I had a very startling lesson yesterday about trailer safety.

I rented a trencher to do a project at my home. The place I got it has been around for about 50 years and rents mostly to professionals and tradesmen and the guy hooking me up appeared to be very competent and well experienced. Despite that, I watched him do the connection.

To make a long story short, after unloading the trencher I set out to pick up some bagged concrete. About a mile down the road, I felt a tug and then in my rearview mirror, saw the trailer careening across the oncoming lane, over a ditch and into a stand of pine trees.

The trailer was equipped with two 3/8" safety chains with hooks and a 1/4" chain to actuate the breakaway safety on the surge brakes. The hook on the end of the breakaway was pulled off yet the lever was still in the down position, not engaged. Apparently as the trailer bounced around the slip hooks came loose of the safety chains. After retrieving the trailer and reconnecting, I hooked the chains. Then I gave one a quick whip up and down and the hook popped right off. So much for safety chains.

Apparently the coupler's locking pawl had worn and it simply popped loose, releasing the coupler.

Here's what I learned-

I'll never connect safety chains with hooks. And in thinking about it, most of the places these chains hook onto aren't capable of holding a runaway trailer, so a chain is going around a main tube. I'm going to replace my hooks with screw-closure rings.

I will never, ever tow a trailer with surge brakes. After watching the actuator lever fail to move tells me it's a very flawed system.

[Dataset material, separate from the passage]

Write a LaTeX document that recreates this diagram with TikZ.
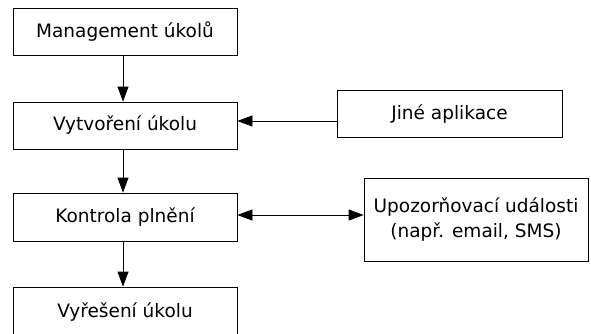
\documentclass[tikz,border=0pt]{standalone}
\usepackage{fontspec}
\setmainfont{DejaVu Sans}
\usetikzlibrary{arrows.meta}

\tikzset{
  krok/.style={draw, line width=0.8pt, minimum width=224pt, minimum height=47pt,
    inner sep=0pt, align=center, font=\fontsize{18.5}{25}\selectfont},
  sipka/.style={line width=0.8pt, -{Triangle[length=15pt,width=11pt]}},
  obousipka/.style={line width=0.8pt, {Triangle[length=15pt,width=11pt]}-{Triangle[length=15pt,width=11pt]}},
}

\begin{document}
\begin{tikzpicture}[x=1pt,y=-1pt]
      %% \draw [help lines, opacity=0.5] (0,0) grid [step=50] (591,333);
      \useasboundingbox (0,0) rectangle (591,333);

      \node [krok] (management) at (125,31.5) {Management úkolů};
      \node [krok] (vytvoreni) at (125,125.5) {Vytvoření úkolu};
      \node [krok, minimum height=48pt] (kontrola) at (125,217) {Kontrola plnění};
      \node [krok, minimum height=50pt] (vyreseni) at (125,312) {Vyřešení úkolu};

      \node [krok, minimum width=225pt] (jine) at (449.5,114) {Jiné aplikace};
      \node [krok, minimum height=83pt] (upozorneni) at (476,219.5)
      {Upozorňovací události\\(např. email, SMS)};

      \draw [sipka] (management.south -| 123,0) -- (vytvoreni.north -| 123,0);
      \draw [sipka] (vytvoreni.south -| 123,0) -- (kontrola.north -| 123,0);
      \draw [sipka] (kontrola.south -| 123,0) -- (vyreseni.north -| 123,0);

      \draw [sipka] (jine.west |- 0,121) -- (vytvoreni.east |- 0,121);
      \draw [obousipka] (kontrola.east |- 0,215) -- (upozorneni.west |- 0,215);
   \end{tikzpicture}
\end{document}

It seems that the pull was just at the wrong angle. Electric brakes wouldn't have allowed that to happen.

Standing on the side of the road, surveying the trailer stuck into the stand of pines across from a corn field made me wonder what would have happened had it popped loose less than a minute earlier when I turned off of a busy state route. It would have most certainly gone head-first into oncoming traffic. Thinking about a ten thousand pound boat in place of a small flatbed trailer makes me very hesitant to hook it up again.

If you trust your trailer's safety features, you should think again.